Le problème, note Santé Info Droits, c’est que certaines questions sont imprécises voire insécurisantes. Par exemple l’absence de limites dans le temps de certaines questions posées est susceptible d’entraîner des difficultés. Comme l’explique le rapport 2014, les signataires de la convention Aeras ont harmonisé la formulation des questions intégrées dans les questionnaires de santé de 1er niveau. Les représentants des assurances ont accepté de limiter dans le temps les questions posées.
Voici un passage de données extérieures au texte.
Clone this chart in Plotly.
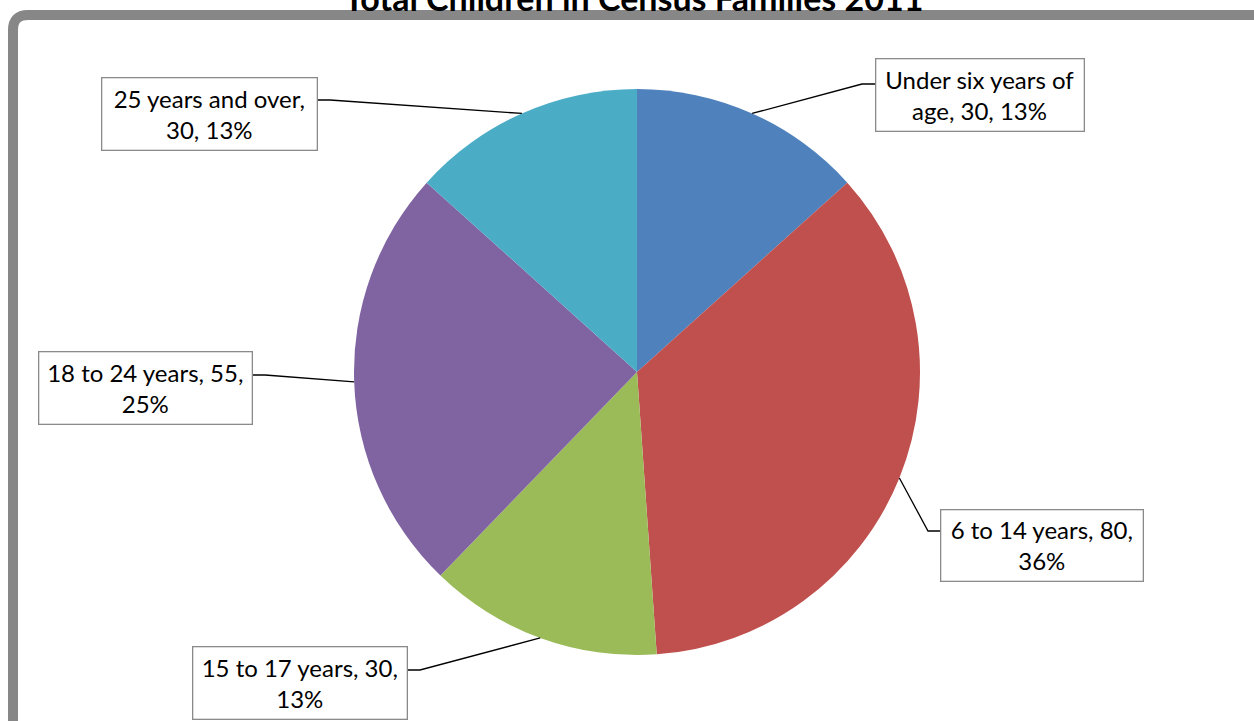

Ainsi les questionnaires de santé de 1er niveau ne doivent, en théorie, plus porter sur un historique médical allant au-delà de quinze ans en ce qui concerne les prises en charge au titre d’une ALD et de dix ans pour les arrêts de travail et les prescriptions de traitements médicaux.

D’autres évolutions ont récemment eu lieu : le droit à l’oubli. Elles permettent notamment aux personnes atteintes d’un cancer il y a plus de quinze ans de ne plus avoir à déclarer cet événement. Il est "prévu que les questionnaires de santé devront très clairement mentionner que les personnes concernées pourront ne pas indiquer ces informations anciennes et qu’en tout état de cause, les assureurs ne pourraient tenir compte des éléments en lien avec cet événement qui aurait éventuellement été porté à leur connaissance".

Aeras : les questionnaires de santé
Il existe deux types de questionnaires de santé, explique le site de la convention Aeras : le questionnaire simplifié (ou 1er niveau) et le questionnaire détaillé par pathologie.
- Le questionnaire simplifié comprend une série limitée de questions simples (entre dix et quinze questions). Il correspond au niveau 1 d’assurance. Vous pouvez le remplir seul, sans difficulté.
- Le questionnaire par pathologie est plus détaillé. Il correspond à l’examen des demandes de niveaux 2 et 3.

Le rôle de votre médecin : il peut vous aider à remplir un questionnaire de santé simplifié. Mais il n’appartient qu’à vous de le signer et de prendre ainsi la responsabilité des réponses apportées. Si l’assureur vous demande de remplir un questionnaire détaillé, dans la mesure où il est plus technique, le médecin en charge des soins pour la pathologie concernée peut y  répondre. Dans ce cas, le questionnaire vous sera remis en main propre et vous devrez l’adresser vous-même au médecin conseil de la compagnie d’assurance.
Les questionnaires de santé que les assureurs vous donneront à remplir, ainsi que les clauses générales de votre contrat d’assurance, respecteront les dispositions sur le "droit à l’oubli".

A savoir : La formulation des questions relatives aux arrêts de travail et à la prescription d’un traitement médical, à la prise en charge au titre des affections de longue durée (ALD), à l'invalidité et à l'allocation pour adulte handicapé (AAH), a été harmonisée. La question relative à la prise en charge au titre d’une ALD porte au maximum sur les quinze dernières années. La question relative aux arrêts de travail ainsi qu'à la prescription d’un traitement médical, porte sur des durées de plus de vingt-et-un jours et au maximum, sur les dix dernières années. Le délai de mise à jour des questionnaires de santé à la suite d’une modification de la grille de référence par pathologies ne peut excéder trois mois.

Droit à l’oubli : l’avenant de septembre 2015
Depuis sa création en 1991, la convention Aeras a été largement modifiée en 2001 puis 2006, puis 2011. La dernière modification d’ampleur date de 2015.
Un nouvel avenant à la convention Aeras a été signé le 2 septembre 2015. Il introduit le "droit à l’oubli". Celui-ci regroupe deux dispositifs :
- Absence de déclaration : les anciens malades du cancer ont la possibilité, passé certains délais, de ne pas le déclarer lors de la souscription d’un contrat d’assurance emprunteur et, en conséquence, de ne se voir appliquer aucune exclusion de garantie ou surprime du fait de ce cancer.
- L’élaboration d’une grille de référence listant les pathologies (pathologies cancéreuses et autres pathologies, notamment chroniques) pour lesquelles l’assurance sera accordée aux personnes qui en ont souffert ou en souffrent, sans surprime, ni exclusion de garantie, ou dans des conditions se rapprochant des conditions standard, après certains délais adaptés à chacune de ces pathologies. Cette grille sera établie et actualisée au rythme des progrès thérapeutiques et de la disponibilité des données de santé nécessaires.